__Job__
Retype word for word the first line of the listing and each line after it up to the line with "30000, 35000, 40000];", with the pictures taken out.

### Supplied information

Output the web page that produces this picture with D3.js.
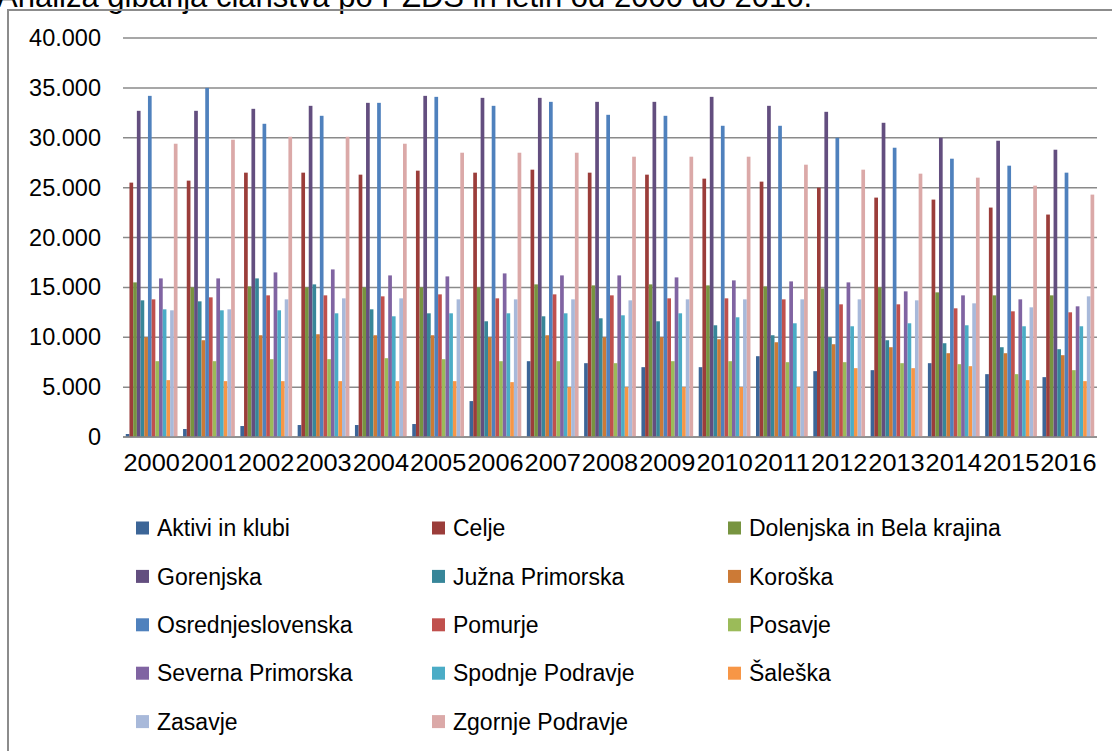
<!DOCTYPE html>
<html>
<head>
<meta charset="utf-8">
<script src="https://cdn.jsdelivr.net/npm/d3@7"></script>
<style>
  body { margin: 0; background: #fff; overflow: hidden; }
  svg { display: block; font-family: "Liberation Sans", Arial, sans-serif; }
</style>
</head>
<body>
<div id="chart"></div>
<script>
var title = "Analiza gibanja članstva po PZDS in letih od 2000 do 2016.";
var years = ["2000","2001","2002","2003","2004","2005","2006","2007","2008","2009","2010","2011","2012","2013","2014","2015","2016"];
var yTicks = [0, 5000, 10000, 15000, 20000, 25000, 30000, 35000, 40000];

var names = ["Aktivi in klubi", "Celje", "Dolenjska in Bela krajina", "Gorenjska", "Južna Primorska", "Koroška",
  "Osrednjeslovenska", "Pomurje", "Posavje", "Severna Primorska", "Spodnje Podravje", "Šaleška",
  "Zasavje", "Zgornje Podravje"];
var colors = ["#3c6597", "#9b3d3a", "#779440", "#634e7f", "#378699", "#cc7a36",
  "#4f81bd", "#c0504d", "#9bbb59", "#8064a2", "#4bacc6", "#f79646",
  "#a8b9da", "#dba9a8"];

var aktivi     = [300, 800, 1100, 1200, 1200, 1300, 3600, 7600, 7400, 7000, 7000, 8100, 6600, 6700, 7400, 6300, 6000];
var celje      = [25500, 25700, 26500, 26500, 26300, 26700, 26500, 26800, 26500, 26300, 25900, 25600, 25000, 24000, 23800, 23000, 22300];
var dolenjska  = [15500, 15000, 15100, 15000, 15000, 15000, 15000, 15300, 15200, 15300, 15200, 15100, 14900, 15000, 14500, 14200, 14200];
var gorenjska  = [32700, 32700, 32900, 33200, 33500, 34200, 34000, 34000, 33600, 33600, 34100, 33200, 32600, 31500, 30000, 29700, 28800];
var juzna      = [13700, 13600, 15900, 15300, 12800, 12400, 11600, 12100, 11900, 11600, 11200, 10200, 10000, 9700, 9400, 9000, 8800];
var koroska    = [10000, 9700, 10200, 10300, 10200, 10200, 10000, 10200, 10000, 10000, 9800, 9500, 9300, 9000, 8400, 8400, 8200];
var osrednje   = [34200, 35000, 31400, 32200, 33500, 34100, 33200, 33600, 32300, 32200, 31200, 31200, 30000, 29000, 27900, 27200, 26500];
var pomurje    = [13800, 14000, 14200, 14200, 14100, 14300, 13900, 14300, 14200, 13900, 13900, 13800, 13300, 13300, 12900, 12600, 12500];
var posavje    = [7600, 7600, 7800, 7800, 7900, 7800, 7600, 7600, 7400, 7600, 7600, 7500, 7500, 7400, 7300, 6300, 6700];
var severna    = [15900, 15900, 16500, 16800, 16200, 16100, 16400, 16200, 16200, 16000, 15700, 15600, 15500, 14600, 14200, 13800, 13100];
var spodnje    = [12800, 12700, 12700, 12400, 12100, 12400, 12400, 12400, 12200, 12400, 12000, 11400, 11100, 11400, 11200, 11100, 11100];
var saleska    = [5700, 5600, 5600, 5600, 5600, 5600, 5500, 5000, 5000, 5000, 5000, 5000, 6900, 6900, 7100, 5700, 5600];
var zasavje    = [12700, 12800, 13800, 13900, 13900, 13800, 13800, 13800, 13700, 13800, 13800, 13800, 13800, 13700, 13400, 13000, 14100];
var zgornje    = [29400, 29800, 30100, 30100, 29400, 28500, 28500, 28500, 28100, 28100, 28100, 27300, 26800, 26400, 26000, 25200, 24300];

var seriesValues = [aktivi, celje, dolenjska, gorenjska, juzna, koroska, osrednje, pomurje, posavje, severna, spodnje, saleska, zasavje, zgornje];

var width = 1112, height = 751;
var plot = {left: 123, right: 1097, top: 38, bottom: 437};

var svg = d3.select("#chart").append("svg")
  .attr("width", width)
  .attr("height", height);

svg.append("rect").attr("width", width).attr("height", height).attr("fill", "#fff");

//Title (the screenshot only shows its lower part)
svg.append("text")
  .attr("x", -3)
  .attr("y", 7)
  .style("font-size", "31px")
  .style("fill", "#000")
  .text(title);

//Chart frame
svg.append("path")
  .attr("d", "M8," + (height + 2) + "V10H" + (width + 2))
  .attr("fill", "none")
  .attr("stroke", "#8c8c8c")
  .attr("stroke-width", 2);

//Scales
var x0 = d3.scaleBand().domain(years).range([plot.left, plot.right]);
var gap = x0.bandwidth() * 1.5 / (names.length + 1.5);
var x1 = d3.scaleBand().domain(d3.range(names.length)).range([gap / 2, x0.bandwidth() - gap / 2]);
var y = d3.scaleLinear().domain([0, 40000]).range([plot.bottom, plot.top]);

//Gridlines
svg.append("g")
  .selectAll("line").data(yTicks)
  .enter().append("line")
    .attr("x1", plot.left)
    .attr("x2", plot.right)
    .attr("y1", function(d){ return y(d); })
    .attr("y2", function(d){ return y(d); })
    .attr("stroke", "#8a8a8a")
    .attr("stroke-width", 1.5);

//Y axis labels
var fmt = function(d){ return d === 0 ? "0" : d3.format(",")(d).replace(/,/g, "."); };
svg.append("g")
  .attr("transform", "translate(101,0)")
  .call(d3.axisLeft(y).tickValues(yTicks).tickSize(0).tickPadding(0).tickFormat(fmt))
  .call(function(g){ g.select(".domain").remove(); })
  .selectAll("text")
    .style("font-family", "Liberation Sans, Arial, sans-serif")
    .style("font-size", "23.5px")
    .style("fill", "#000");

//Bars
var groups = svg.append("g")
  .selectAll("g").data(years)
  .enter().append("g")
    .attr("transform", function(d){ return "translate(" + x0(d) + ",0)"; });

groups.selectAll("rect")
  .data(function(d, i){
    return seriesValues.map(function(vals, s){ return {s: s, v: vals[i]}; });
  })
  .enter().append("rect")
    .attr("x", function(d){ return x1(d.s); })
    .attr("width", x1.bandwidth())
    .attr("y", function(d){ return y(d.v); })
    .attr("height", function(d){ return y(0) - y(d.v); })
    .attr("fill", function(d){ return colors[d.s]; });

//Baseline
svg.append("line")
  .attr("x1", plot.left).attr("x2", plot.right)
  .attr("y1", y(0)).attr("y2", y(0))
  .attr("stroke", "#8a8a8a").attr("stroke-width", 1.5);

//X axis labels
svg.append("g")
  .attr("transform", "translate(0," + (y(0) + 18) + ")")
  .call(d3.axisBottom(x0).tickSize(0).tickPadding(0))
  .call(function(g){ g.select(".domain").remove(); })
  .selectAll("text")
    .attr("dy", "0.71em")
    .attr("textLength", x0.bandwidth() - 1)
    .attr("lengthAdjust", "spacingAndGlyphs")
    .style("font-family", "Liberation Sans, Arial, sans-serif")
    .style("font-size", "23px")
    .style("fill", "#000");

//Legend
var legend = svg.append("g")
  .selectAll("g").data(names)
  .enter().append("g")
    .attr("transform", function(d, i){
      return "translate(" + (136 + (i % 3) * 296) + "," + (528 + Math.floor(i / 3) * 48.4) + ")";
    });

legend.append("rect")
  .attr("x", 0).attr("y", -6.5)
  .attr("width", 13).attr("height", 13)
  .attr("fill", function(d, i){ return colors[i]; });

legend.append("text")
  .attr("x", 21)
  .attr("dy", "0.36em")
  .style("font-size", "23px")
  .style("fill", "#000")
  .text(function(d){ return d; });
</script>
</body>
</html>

######

__Exercise output__
Output the web page that produces this picture with D3.js.
<!DOCTYPE html>
<html>
<head>
<meta charset="utf-8">
<script src="https://cdn.jsdelivr.net/npm/d3@7"></script>
<style>
  body { margin: 0; background: #fff; overflow: hidden; }
  svg { display: block; font-family: "Liberation Sans", Arial, sans-serif; }
</style>
</head>
<body>
<div id="chart"></div>
<script>
var title = "Analiza gibanja članstva po PZDS in letih od 2000 do 2016.";
var years = ["2000","2001","2002","2003","2004","2005","2006","2007","2008","2009","2010","2011","2012","2013","2014","2015","2016"];
var yTicks = [0, 5000, 10000, 15000, 20000, 25000, 30000, 35000, 40000];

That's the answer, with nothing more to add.